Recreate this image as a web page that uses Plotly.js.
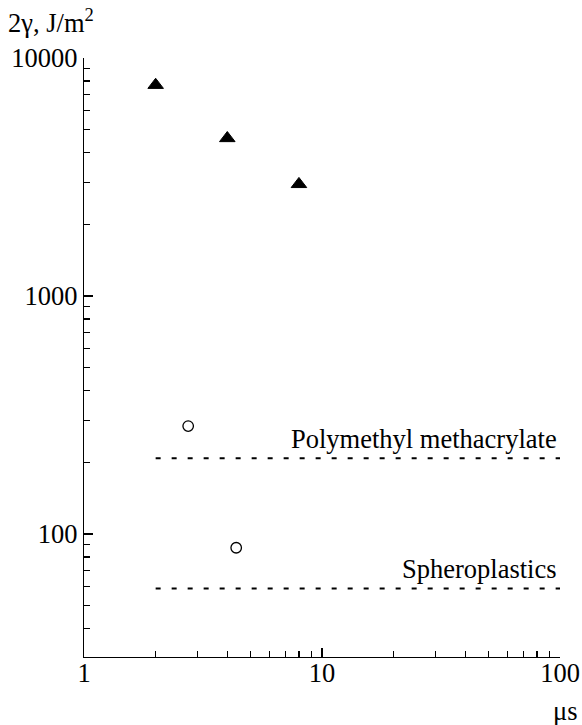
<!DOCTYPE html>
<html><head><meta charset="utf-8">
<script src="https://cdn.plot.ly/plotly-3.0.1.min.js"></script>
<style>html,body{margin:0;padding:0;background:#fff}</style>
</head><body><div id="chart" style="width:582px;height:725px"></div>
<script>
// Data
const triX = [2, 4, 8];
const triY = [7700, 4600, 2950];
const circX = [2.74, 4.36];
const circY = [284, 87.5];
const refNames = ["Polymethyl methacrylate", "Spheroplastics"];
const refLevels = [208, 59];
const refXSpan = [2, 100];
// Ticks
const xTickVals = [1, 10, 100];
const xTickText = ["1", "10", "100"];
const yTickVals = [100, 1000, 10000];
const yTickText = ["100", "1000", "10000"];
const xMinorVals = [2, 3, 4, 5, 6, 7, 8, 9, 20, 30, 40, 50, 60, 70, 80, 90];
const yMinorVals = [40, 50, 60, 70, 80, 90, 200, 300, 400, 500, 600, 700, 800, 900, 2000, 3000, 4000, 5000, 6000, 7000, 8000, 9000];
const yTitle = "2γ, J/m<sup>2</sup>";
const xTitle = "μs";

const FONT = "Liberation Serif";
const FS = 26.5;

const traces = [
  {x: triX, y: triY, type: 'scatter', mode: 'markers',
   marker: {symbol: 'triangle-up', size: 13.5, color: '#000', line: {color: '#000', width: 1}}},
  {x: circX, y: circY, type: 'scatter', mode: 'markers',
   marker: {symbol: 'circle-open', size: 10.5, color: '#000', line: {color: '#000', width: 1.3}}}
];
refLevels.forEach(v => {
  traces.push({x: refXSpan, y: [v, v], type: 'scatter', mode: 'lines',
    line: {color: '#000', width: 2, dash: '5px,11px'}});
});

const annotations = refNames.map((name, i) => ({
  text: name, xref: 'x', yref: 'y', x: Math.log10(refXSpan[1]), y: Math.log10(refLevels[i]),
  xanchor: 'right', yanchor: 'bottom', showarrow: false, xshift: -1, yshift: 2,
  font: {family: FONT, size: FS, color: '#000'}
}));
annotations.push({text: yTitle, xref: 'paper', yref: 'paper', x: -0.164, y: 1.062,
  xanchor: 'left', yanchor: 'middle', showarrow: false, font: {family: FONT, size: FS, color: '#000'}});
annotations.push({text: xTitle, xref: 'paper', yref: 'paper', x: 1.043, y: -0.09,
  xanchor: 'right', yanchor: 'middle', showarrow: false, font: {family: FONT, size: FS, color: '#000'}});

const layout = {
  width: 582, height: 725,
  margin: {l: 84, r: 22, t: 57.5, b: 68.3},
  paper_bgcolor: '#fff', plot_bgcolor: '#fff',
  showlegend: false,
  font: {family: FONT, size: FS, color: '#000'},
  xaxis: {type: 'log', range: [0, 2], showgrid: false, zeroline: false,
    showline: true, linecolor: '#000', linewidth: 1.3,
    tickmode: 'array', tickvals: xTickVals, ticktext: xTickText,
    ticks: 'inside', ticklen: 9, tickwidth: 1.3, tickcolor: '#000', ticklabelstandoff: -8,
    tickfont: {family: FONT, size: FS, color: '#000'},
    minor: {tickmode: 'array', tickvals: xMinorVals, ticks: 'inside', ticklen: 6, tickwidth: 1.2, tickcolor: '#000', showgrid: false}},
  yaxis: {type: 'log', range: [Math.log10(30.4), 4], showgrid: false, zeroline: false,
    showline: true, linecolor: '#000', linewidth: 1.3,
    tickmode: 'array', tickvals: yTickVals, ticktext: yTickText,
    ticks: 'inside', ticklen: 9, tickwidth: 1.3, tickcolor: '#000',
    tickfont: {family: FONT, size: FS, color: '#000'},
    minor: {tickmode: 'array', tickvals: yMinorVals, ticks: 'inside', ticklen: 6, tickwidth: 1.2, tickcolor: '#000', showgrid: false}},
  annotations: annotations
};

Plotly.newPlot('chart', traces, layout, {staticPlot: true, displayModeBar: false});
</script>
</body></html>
————
### DESCRIPTION OF THE TASK
Exclude every picture and copy the remaining data exactly.

### THE RESULT
Recreate this image as a web page that uses Plotly.js.
<!DOCTYPE html>
<html><head><meta charset="utf-8">
<script src="https://cdn.plot.ly/plotly-3.0.1.min.js"></script>
<style>html,body{margin:0;padding:0;background:#fff}</style>
</head><body><div id="chart" style="width:582px;height:725px"></div>
<script>
// Data
const triX = [2, 4, 8];
const triY = [7700, 4600, 2950];
const circX = [2.74, 4.36];
const circY = [284, 87.5];
const refNames = ["Polymethyl methacrylate", "Spheroplastics"];
const refLevels = [208, 59];
const refXSpan = [2, 100];
// Ticks
const xTickVals = [1, 10, 100];
const xTickText = ["1", "10", "100"];
const yTickVals = [100, 1000, 10000];
const yTickText = ["100", "1000", "10000"];
const xMinorVals = [2, 3, 4, 5, 6, 7, 8, 9, 20, 30, 40, 50, 60, 70, 80, 90];
const yMinorVals = [40, 50, 60, 70, 80, 90, 200, 300, 400, 500, 600, 700, 800, 900, 2000, 3000, 4000, 5000, 6000, 7000, 8000, 9000];
const yTitle = "2γ, J/m<sup>2</sup>";
const xTitle = "μs";

const FONT = "Liberation Serif";
const FS = 26.5;

const traces = [
  {x: triX, y: triY, type: 'scatter', mode: 'markers',
   marker: {symbol: 'triangle-up', size: 13.5, color: '#000', line: {color: '#000', width: 1}}},
  {x: circX, y: circY, type: 'scatter', mode: 'markers',
   marker: {symbol: 'circle-open', size: 10.5, color: '#000', line: {color: '#000', width: 1.3}}}
];
refLevels.forEach(v => {
  traces.push({x: refXSpan, y: [v, v], type: 'scatter', mode: 'lines',
    line: {color: '#000', width: 2, dash: '5px,11px'}});
});

const annotations = refNames.map((name, i) => ({
  text: name, xref: 'x', yref: 'y', x: Math.log10(refXSpan[1]), y: Math.log10(refLevels[i]),
  xanchor: 'right', yanchor: 'bottom', showarrow: false, xshift: -1, yshift: 2,
  font: {family: FONT, size: FS, color: '#000'}
}));
annotations.push({text: yTitle, xref: 'paper', yref: 'paper', x: -0.164, y: 1.062,
  xanchor: 'left', yanchor: 'middle', showarrow: false, font: {family: FONT, size: FS, color: '#000'}});
annotations.push({text: xTitle, xref: 'paper', yref: 'paper', x: 1.043, y: -0.09,
  xanchor: 'right', yanchor: 'middle', showarrow: false, font: {family: FONT, size: FS, color: '#000'}});

const layout = {
  width: 582, height: 725,
  margin: {l: 84, r: 22, t: 57.5, b: 68.3},
  paper_bgcolor: '#fff', plot_bgcolor: '#fff',
  showlegend: false,
  font: {family: FONT, size: FS, color: '#000'},
  xaxis: {type: 'log', range: [0, 2], showgrid: false, zeroline: false,
    showline: true, linecolor: '#000', linewidth: 1.3,
    tickmode: 'array', tickvals: xTickVals, ticktext: xTickText,
    ticks: 'inside', ticklen: 9, tickwidth: 1.3, tickcolor: '#000', ticklabelstandoff: -8,
    tickfont: {family: FONT, size: FS, color: '#000'},
    minor: {tickmode: 'array', tickvals: xMinorVals, ticks: 'inside', ticklen: 6, tickwidth: 1.2, tickcolor: '#000', showgrid: false}},
  yaxis: {type: 'log', range: [Math.log10(30.4), 4], showgrid: false, zeroline: false,
    showline: true, linecolor: '#000', linewidth: 1.3,
    tickmode: 'array', tickvals: yTickVals, ticktext: yTickText,
    ticks: 'inside', ticklen: 9, tickwidth: 1.3, tickcolor: '#000',
    tickfont: {family: FONT, size: FS, color: '#000'},
    minor: {tickmode: 'array', tickvals: yMinorVals, ticks: 'inside', ticklen: 6, tickwidth: 1.2, tickcolor: '#000', showgrid: false}},
  annotations: annotations
};

Plotly.newPlot('chart', traces, layout, {staticPlot: true, displayModeBar: false});
</script>
</body></html>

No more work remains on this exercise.